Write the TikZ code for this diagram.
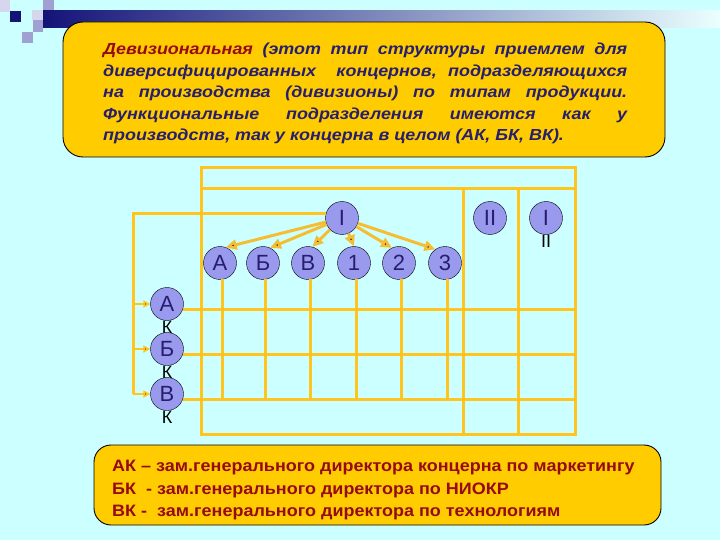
\documentclass[tikz,border=0pt]{standalone}
\usepackage{fontspec}
\setmainfont{Liberation Sans}
\newfontfamily\introfont[FakeStretch=1.12]{Liberation Sans}
\newfontfamily\legendfont[FakeStretch=1.09]{Liberation Sans}
\usetikzlibrary{arrows.meta}

\definecolor{bgcyan}{RGB}{204,255,255}
\definecolor{boxyellow}{RGB}{255,204,0}
\definecolor{unitblue}{RGB}{153,153,238}
\definecolor{gridorange}{RGB}{255,196,30}
\definecolor{arrowgold}{RGB}{245,190,50}
\definecolor{navytext}{RGB}{40,30,110}
\definecolor{redtext}{RGB}{150,10,20}
\definecolor{navybar}{RGB}{20,20,120}
\definecolor{lavlight}{RGB}{214,214,236}
\definecolor{lavmid}{RGB}{160,160,210}

\begin{document}
\begin{tikzpicture}
      [ x=1pt, y=-1pt
      , panel/.style={draw=black, fill=boxyellow, line width=0.9pt, rounded corners=20pt}
      , unit/.style={circle, draw=black, fill=unitblue, minimum size=33pt, inner sep=0pt,
                     font=\fontsize{22}{22}\selectfont, text=navytext}
      , subtag/.style={inner sep=0pt, font=\fontsize{18}{18}\selectfont}
      , frame/.style={draw=gridorange, line width=3pt}
      , fork/.style={draw=arrowgold, line width=3pt,
                     every edge/.append style={-{Triangle[length=11pt, width=10pt]}}}
      , feed/.style={draw=gridorange, line width=3pt}
      , tipped/.style={line width=2pt, -{Triangle[length=7pt, width=7pt]}}
      ]
    % slide background
    \fill[bgcyan] (0,0) rectangle (720,540);
    \shade[left color=navybar, right color=bgcyan!40!white] (43,11) rectangle (720,28);
    \fill[lavlight] (0,0) rectangle (10,12);
    \fill[navybar] (10,11) rectangle (21,22);
    \fill[lavlight] (32,10) rectangle (43,20);
    \fill[lavmid] (43,0) rectangle (54,10);
    \fill[lavmid] (33,20) rectangle (43,32);
    \fill[lavmid] (22,32) rectangle (33,43);

    % top text
    \draw[panel] (63,22) rectangle (665,157);
    \node[anchor=north west, inner sep=0pt, text width=524pt, align=justify, text=navytext,
          font=\introfont\fontsize{16}{21.5}\selectfont\bfseries\itshape] (intro) at (103,43)
      {{\color{redtext}Девизиональная} (этот тип структуры приемлем для\linebreak
       диверсифицированных\ \ концернов, подразделяющихся\linebreak
       на производства (дивизионы) по типам продукции.\linebreak
       Функциональные подразделения имеются как у\linebreak
       производств, так у концерна в целом (АК, БК, ВК).};

    % table frame
    \coordinate (NW) at (201,168);
    \coordinate (SE) at (575,434);
    \draw[frame] (NW) rectangle (SE);
    \draw[frame] (201,189) -- (575,189);
    \draw[frame] (463,189) -- (463,434);
    \draw[frame] (518,189) -- (518,434);

    \node[unit] (I) at (342,218) {I};
    \node[unit] (II) at (490,218) {II};
    \node[unit, label={[subtag]below:II}] (III) at (546,218) {I};

    \node[unit] (A) at (220,263) {А};
    \node[unit] (B) at (263,263) {Б};
    \node[unit] (V) at (308,263) {В};
    \node[unit] (P1) at (354,263) {1};
    \node[unit] (P2) at (399,263) {2};
    \node[unit] (P3) at (445,263) {3};

    \node[unit, label={[subtag]below:К}] (AK) at (167,304) {А};
    \node[unit, label={[subtag]below:К}] (BK) at (167,349) {Б};
    \node[unit, label={[subtag]below:К}] (VK) at (167,394) {В};

    \coordinate (bus) at (133,212);

    \draw[fork]
    (I) edge (A.70)
    (I) edge (B.65)
    (I) edge (V.75)
    (I) edge (P1.north)
    (I) edge (P2.115)
    (I) edge (P3.125);

    \draw[feed] (I.165) -- (I.165 -| bus) -- (bus |- VK);
    \draw[feed]
    (bus |- AK) edge[tipped] (AK)
    (bus |- BK) edge[tipped] (BK)
    (bus |- VK) edge[tipped] (VK);

    % rows and columns
    \draw[frame] (AK.-20) -- (AK.-20 -| SE);
    \draw[frame] (BK.-20) -- (BK.-20 -| SE);
    \draw[frame] (VK.-20) -- (VK.-20 -| SE);
    \foreach \u in {A,B,V,P1,P2,P3}
      \draw[frame] (\u.-80) -- (\u.-80 |- VK.-20);

    % legend
    \draw[panel, rounded corners=17pt] (94,445) rectangle (661,525);
    \node[anchor=north west, inner sep=0pt, align=left, text=redtext,
          font=\legendfont\fontsize{16.5}{22.5}\selectfont\bfseries] (legend) at (112,460)
      {АК – зам.генерального директора концерна по маркетингу\\
       БК\ \ - зам.генерального директора по НИОКР\\
       ВК -\ \ зам.генерального директора по технологиям};
\end{tikzpicture}
\end{document}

====

• EXERCISE AIM: Only lines belong in the copy: transcribe those from the start of the data through the line that contains "(22,32) rectangle (33,43);", and skip the pictures.

• COMPLETED TASK:
Write the TikZ code for this diagram.
\documentclass[tikz,border=0pt]{standalone}
\usepackage{fontspec}
\setmainfont{Liberation Sans}
\newfontfamily\introfont[FakeStretch=1.12]{Liberation Sans}
\newfontfamily\legendfont[FakeStretch=1.09]{Liberation Sans}
\usetikzlibrary{arrows.meta}

\definecolor{bgcyan}{RGB}{204,255,255}
\definecolor{boxyellow}{RGB}{255,204,0}
\definecolor{unitblue}{RGB}{153,153,238}
\definecolor{gridorange}{RGB}{255,196,30}
\definecolor{arrowgold}{RGB}{245,190,50}
\definecolor{navytext}{RGB}{40,30,110}
\definecolor{redtext}{RGB}{150,10,20}
\definecolor{navybar}{RGB}{20,20,120}
\definecolor{lavlight}{RGB}{214,214,236}
\definecolor{lavmid}{RGB}{160,160,210}

\begin{document}
\begin{tikzpicture}
      [ x=1pt, y=-1pt
      , panel/.style={draw=black, fill=boxyellow, line width=0.9pt, rounded corners=20pt}
      , unit/.style={circle, draw=black, fill=unitblue, minimum size=33pt, inner sep=0pt,
                     font=\fontsize{22}{22}\selectfont, text=navytext}
      , subtag/.style={inner sep=0pt, font=\fontsize{18}{18}\selectfont}
      , frame/.style={draw=gridorange, line width=3pt}
      , fork/.style={draw=arrowgold, line width=3pt,
                     every edge/.append style={-{Triangle[length=11pt, width=10pt]}}}
      , feed/.style={draw=gridorange, line width=3pt}
      , tipped/.style={line width=2pt, -{Triangle[length=7pt, width=7pt]}}
      ]
    % slide background
    \fill[bgcyan] (0,0) rectangle (720,540);
    \shade[left color=navybar, right color=bgcyan!40!white] (43,11) rectangle (720,28);
    \fill[lavlight] (0,0) rectangle (10,12);
    \fill[navybar] (10,11) rectangle (21,22);
    \fill[lavlight] (32,10) rectangle (43,20);
    \fill[lavmid] (43,0) rectangle (54,10);
    \fill[lavmid] (33,20) rectangle (43,32);
    \fill[lavmid] (22,32) rectangle (33,43);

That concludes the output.